Sunday, June 16, 2019

Impeachment and Accountability Editor’s Blog – Talking Points Memo

Impeachment and Accountability
Editor’s Blog – Talking Points Memo / by Josh Marshall / 5h
TPM Reader JO has some thoughts on impeachment and accountability …

I admit that part of the reason I enjoy TPM is that it confirms my biases. I value the reporting, insight, and analysis more, but the other part is undeniably comforting. I find myself agreeing with your editorial writings on pretty much everything. But I just do not understand your position on impeachment. There are two parts to this.

1) Your Edblog on June 4 separates the likelihood of impeachment resulting in removal from office, from the value of investigation before any discussion of impeachment. But the new Democratic-controlled congress is disappointing to some extent, and your edblog discussed this.
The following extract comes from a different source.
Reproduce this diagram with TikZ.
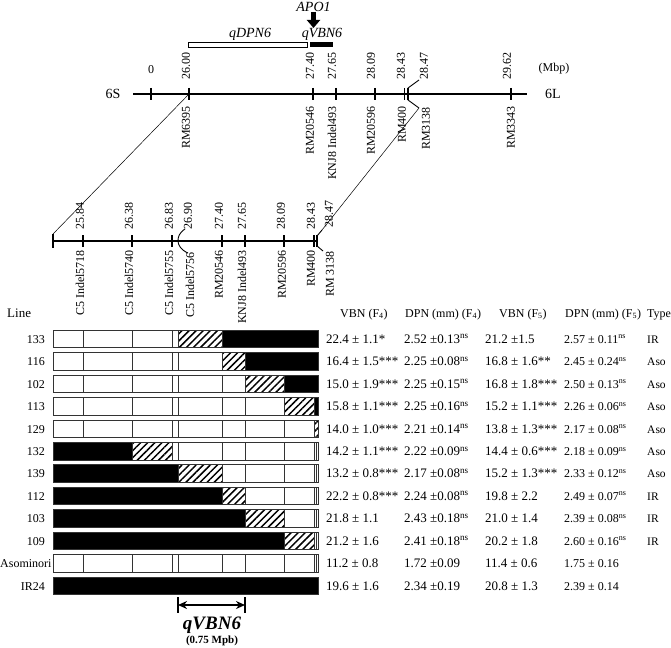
\documentclass[tikz,border=0pt]{standalone}
\usepackage{fontspec}
\setmainfont{Liberation Serif}
\usetikzlibrary{arrows.meta,patterns.meta}
\newcommand{\nsmark}{\textsuperscript{ns}}

\begin{document}
\begin{tikzpicture}[x = 1pt, y = -1pt,
		chrom/.style = {line width = 2pt},
		tickmark/.style = {line width = 1.3pt},
		lead/.style = {line width = 0.9pt},
		link/.style = {line width = 0.5pt},
		mbp/.style = {rotate = 90, anchor = west, inner sep = 0pt,
			font = \fontsize{12}{12}\selectfont},
		mrk/.style = {rotate = 90, anchor = east, inner sep = 0pt,
			font = \fontsize{12}{12}\selectfont},
		qtl/.style = {inner sep = 0pt, font = \fontsize{14}{14}\selectfont\itshape},
		colsep/.style = {draw = black!80, line width = 1pt},
		hatch/.style = {draw = black!80, line width = 1pt, preaction = {fill = white},
			pattern = {Lines[angle = 45, distance = 5pt, line width = 1.5pt]}},
		colhead/.style = {anchor = base west, inner sep = 0pt,
			font = \fontsize{12}{12}\selectfont},
		dat/.style = {anchor = base west, inner sep = 0pt,
			font = \fontsize{13}{13}\selectfont},
		rowlab/.style = {anchor = base east, inner sep = 0pt,
			font = \fontsize{12}{12}\selectfont}]

	\useasboundingbox (0,0) rectangle (671,647);

	% top map
	\node [qtl] (apo) at (313.5,7) {APO1};
	\coordinate (apo_tip) at (313.5,28);
	\draw [line width = 4.5pt, -{Triangle[width = 13pt, length = 8pt]}] (apo) -- (apo_tip);
	\node [qtl] (q_dpn) at (250,34) {qDPN6};
	\node [qtl] (q_vbn) at (322,34) {qVBN6};
	\draw [line width = 0.8pt, fill = white] (188,42) rectangle (307,47.5);
	\fill (310,42) rectangle (333,47.5);

	\node [font = \fontsize{14}{14}\selectfont] (s6) at (113,94) {6S};
	\node [font = \fontsize{14}{14}\selectfont] (l6) at (553,94) {6L};
	\node [font = \fontsize{12}{12}\selectfont] (unit) at (554,69) {(Mbp)};

	\draw [chrom] (133,94) -- (527,94);
	\foreach \t in {151,189,313,336,375,404.5,408,511}
		\draw [tickmark] (\t,88) -- (\t,100);
	\coordinate (t_26) at (189,94);
	\coordinate (t_lo) at (419,108);
	\draw [lead] (408,88) -- (419,80);
	\draw [lead] (408,100) -- (t_lo);

	\node [font = \fontsize{12}{12}\selectfont] (p_0) at (151,70) {0};
	\node [mbp] (p_2600) at (186,80) {26.00};
	\node [mbp] (p_2740) at (310,80) {27.40};
	\node [mbp] (p_2765) at (332,80) {27.65};
	\node [mbp] (p_2809) at (371,80) {28.09};
	\node [mbp] (p_2843) at (401,80) {28.43};
	\node [mbp] (p_2847) at (424,80) {28.47};
	\node [mbp] (p_2962) at (507,80) {29.62};

	\node [mrk] (m_6395) at (186,106) {RM6395};
	\node [mrk] (m_20546) at (310,106) {RM20546};
	\node [mrk] (m_493) at (332,106) {KNJ8 Indel493};
	\node [mrk] (m_20596) at (371,106) {RM20596};
	\node [mrk] (m_400) at (402,106) {RM400};
	\node [mrk] (m_3138) at (426,107) {RM3138};
	\node [mrk] (m_3343) at (511,106) {RM3343};

	% lower map
	\draw [chrom] (53,241) -- (318,241);
	\draw [tickmark] (53,234) -- (53,248);
	\foreach \t in {83,132,172,222,245,284,314,317}
		\draw [tickmark] (\t,235) -- (\t,247);
	\coordinate (b_l) at (53,234);
	\coordinate (b_up) at (322,230);
	\draw [lead] (185,229) .. controls (179,233) and (178,237) .. (178,241)
		.. controls (178,245) and (181,250) .. (188,253);
	\draw [lead] (317,236) -- (b_up);
	\draw [lead] (317,246) -- (323,251);

	\draw [link] (t_26) -- (b_l);
	\draw [link] (t_lo) -- (b_up);

	\node [mbp] (b_2584) at (80,230) {25.84};
	\node [mbp] (b_2638) at (129,230) {26.38};
	\node [mbp] (b_2683) at (169,230) {26.83};
	\node [mbp] (b_2690) at (188,230) {26.90};
	\node [mbp] (b_2740) at (219,230) {27.40};
	\node [mbp] (b_2765) at (242,230) {27.65};
	\node [mbp] (b_2809) at (281,230) {28.09};
	\node [mbp] (b_2843) at (311,230) {28.43};
	\node [mbp] (b_2847) at (329,228) {28.47};

	\node [mrk] (c_5718) at (80,250) {C5 Indel5718};
	\node [mrk] (c_5740) at (129,250) {C5 Indel5740};
	\node [mrk] (c_5755) at (169,250) {C5 Indel5755};
	\node [mrk] (c_5756) at (190,252) {C5 Indel5756};
	\node [mrk] (c_20546) at (219,250) {RM20546};
	\node [mrk] (c_493) at (242,250) {KNJ8 Indel493};
	\node [mrk] (c_20596) at (282,250) {RM20596};
	\node [mrk] (c_400) at (311,250) {RM400};
	\node [mrk] (c_3138) at (330,251) {RM 3138};

	% genotypes
	\foreach \yy/\ha/\hb/\ba/\bb in {339/178/222/222/318, 361.5/222/245/245/318,
			384/245/284/284/318, 406.5/284/314/314/318, 429/314/318/318/318,
			451.5/132/172/53/132, 473.5/178/222/53/178, 496/222/245/53/222,
			518.5/245/284/53/245, 541/284/314/53/284, 563.5/318/318/318/318,
			586/318/318/53/318} {
		\fill [white] (53,\yy-8.75) rectangle (318,\yy+8.75);
		\foreach \c in {83,132,172,178,222,245,284,314,316.5}
			\draw [colsep] (\c,\yy-8.75) -- (\c,\yy+8.75);
		\fill [black] (\ba,\yy-8.75) rectangle (\bb,\yy+8.75);
		\draw [hatch] (\ha,\yy-8.75) rectangle (\hb,\yy+8.75);
		\draw [colsep] (53,\yy-8.75) rectangle (318,\yy+8.75);
	}

	\node [colhead, font = \fontsize{13}{13}\selectfont] (h_line) at (7,317) {Line};
	\node [colhead] (h_v4) at (340,317) {VBN (F\textsubscript{4})};
	\node [colhead] (h_d4) at (405,317) {DPN (mm) (F\textsubscript{4})};
	\node [colhead] (h_v5) at (499,317) {VBN (F\textsubscript{5})};
	\node [colhead] (h_d5) at (565,317) {DPN (mm) (F\textsubscript{5})};
	\node [colhead] (h_type) at (647,317) {Type};

	\node [rowlab] (n_133) at (45,343) {133};
	\node [rowlab] (n_116) at (45,365.5) {116};
	\node [rowlab] (n_102) at (45,388) {102};
	\node [rowlab] (n_113) at (45,410.5) {113};
	\node [rowlab] (n_129) at (45,433) {129};
	\node [rowlab] (n_132) at (45,455.5) {132};
	\node [rowlab] (n_139) at (45,477.5) {139};
	\node [rowlab] (n_112) at (45,500) {112};
	\node [rowlab] (n_103) at (45,522.5) {103};
	\node [rowlab] (n_109) at (45,545) {109};
	\node [rowlab, anchor = base west] (n_aso) at (0,567.5) {Asominori};
	\node [rowlab] (n_ir) at (45,590) {IR24};

	\foreach \lab/\yy/\fa/\fb/\fc/\fd/\tp in {
			133/343/{22.4 ± 1.1*}/{2.52 ±0.13\nsmark}/{21.2 ±1.5}/{2.57 ± 0.11\nsmark}/IR,
			116/365.5/{16.4 ± 1.5***}/{2.25 ±0.08\nsmark}/{16.8 ± 1.6**}/{2.45 ± 0.24\nsmark}/Aso,
			102/388/{15.0 ± 1.9***}/{2.25 ±0.15\nsmark}/{16.8 ± 1.8***}/{2.50 ± 0.13\nsmark}/Aso,
			113/410.5/{15.8 ± 1.1***}/{2.25 ±0.16\nsmark}/{15.2 ± 1.1***}/{2.26 ± 0.06\nsmark}/Aso,
			129/433/{14.0 ± 1.0***}/{2.21 ±0.14\nsmark}/{13.8 ± 1.3***}/{2.17 ± 0.08\nsmark}/Aso,
			132/455.5/{14.2 ± 1.1***}/{2.22 ±0.09\nsmark}/{14.4 ± 0.6***}/{2.18 ± 0.09\nsmark}/Aso,
			139/477.5/{13.2 ± 0.8***}/{2.17 ±0.08\nsmark}/{15.2 ± 1.3***}/{2.33 ± 0.12\nsmark}/Aso,
			112/500/{22.2 ± 0.8***}/{2.24 ±0.08\nsmark}/{19.8 ± 2.2}/{2.49 ± 0.07\nsmark}/IR,
			103/522.5/{21.8 ± 1.1}/{2.43 ±0.18\nsmark}/{21.0 ± 1.4}/{2.39 ± 0.08\nsmark}/IR,
			109/545/{21.2 ± 1.6}/{2.41 ±0.18\nsmark}/{20.2 ± 1.8}/{2.60 ± 0.16\nsmark}/IR,
			aso/567.5/{11.2 ± 0.8}/{1.72 ±0.09}/{11.4 ± 0.6}/{1.75 ± 0.16}/{},
			ir/590/{19.6 ± 1.6}/{2.34 ±0.19}/{20.8 ± 1.3}/{2.39 ± 0.14}/{}} {
		\node [dat] (f4_\lab) at (326,\yy) {\fa};
		\node [dat] (d4_\lab) at (404,\yy) {\fb};
		\node [dat] (f5_\lab) at (485,\yy) {\fc};
		\node [dat, font = \fontsize{12}{12}\selectfont] (d5_\lab) at (564,\yy) {\fd};
		\node [dat, font = \fontsize{11.5}{12}\selectfont] (ty_\lab) at (647,\yy) {\tp};
	}

	% qVBN6 interval
	\coordinate (q_l) at (178,605);
	\coordinate (q_r) at (245,605);
	\draw [line width = 2.5pt, {Stealth[length = 9pt, width = 8pt]}-{Stealth[length = 9pt, width = 8pt]}] (q_l) -- (q_r);
	\draw [line width = 2.5pt] (178,597) -- (178,613);
	\draw [line width = 2.5pt] (245,597) -- (245,613);
	\node [font = \fontsize{19}{19}\selectfont\bfseries\itshape] (q_name) at (212,625) {qVBN6};
	\node [font = \fontsize{11}{11}\selectfont\bfseries] (q_size) at (212,641) {(0.75 Mpb)};
\end{tikzpicture}
\end{document}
I have to believe that simply organizing the existing investigations into an “impeachment inquiry” will, all by itself, raise the apparent stakes, move public sentiment, and hopefully get the investigations moving faster. And also, hopefully, raise the political price for Trump’s illegal stonewalling. I was (but should not have been) shocked to read about the Fox viewers who, presented with actual passages from the Mueller report, were surprised to hear about actual wrong-doing by Trump, and the non-existence of the exoneration claimed by Barr and his boss. If the nation is glued to TV coverage of impeachment hearings, hopefully more of the brainwashed will get it. And then make Mitch and the senate Republicans own and justify their defense of Trump.

2) I want someone to pay for a bad act, at long last. Has there been any accountability at this level since the S&L crisis in the 80s? (And even that was pretty weak tea.) Iran-Contra. The invasion of Iraq and all the lies that got us there. The subprime meltdown in 2008. The stolen election of 2000. Merrick Garland, (among the many, many sins of Mitch McConnell). Outright bribery, enabled by Citizen’s United. The many crimes enabled by killing the Voting Rights Act. Nothing that any high official does has any consequences, and it’s been this way for a very long time. And the one time that impeachment does get used, is for a blowjob? The thing that really pushes me to impeachment is that it would show that there is some cost to committing dozens of obviously impeachable offenses. As much as you dismiss that cost, I can’t believe that Trump, who is so concerned with what’s on TV, and firsts, and bests, and his own public image, would be please with a lengthy, high-profile recounting of his crimes, and a successful vote for impeachment. I want some accountability!

Let me add here a portion of an email from an on-going exchange between me and TPM Reader AB. It’s not precisely the same point. And I don’t agree with all the points. But it gets at the same hunger for accountability …

OK, I am obsessed with Pelosi because I believe that the democratic leadership should have committed the political equivalent of hari kari after 2016, and the fact that they did not shows that in these times there are no consequences for doing a crappy job as long as you can cling tenaciously to power. That is why Pelosi, and the other two elders, make my skin crawl.

I have a theory that the failure to hold anyone accountable for anything (Iraq, 2008 financial collapse, tax fraud) is the result of the stranglehold that the elites have on the system. The chickenshit club syndrome. Think about what a tenacious prosecutor could have done with Trump, or for that matter his father, if not for the fact that the system is, in my opinion, much more corrupt than it was the 20th century.

A lot of the anger over that corruption is what drove less educated people to vote for Trump and not Clinton.

But, as more and more people begin to demand an impeachment inquiry, to see the decision stuck in the hands of stale discredited leadership, which is symptomatic of that lack of accountability, is galling, and a sign, again, of the inherent rot of inside politics in DC.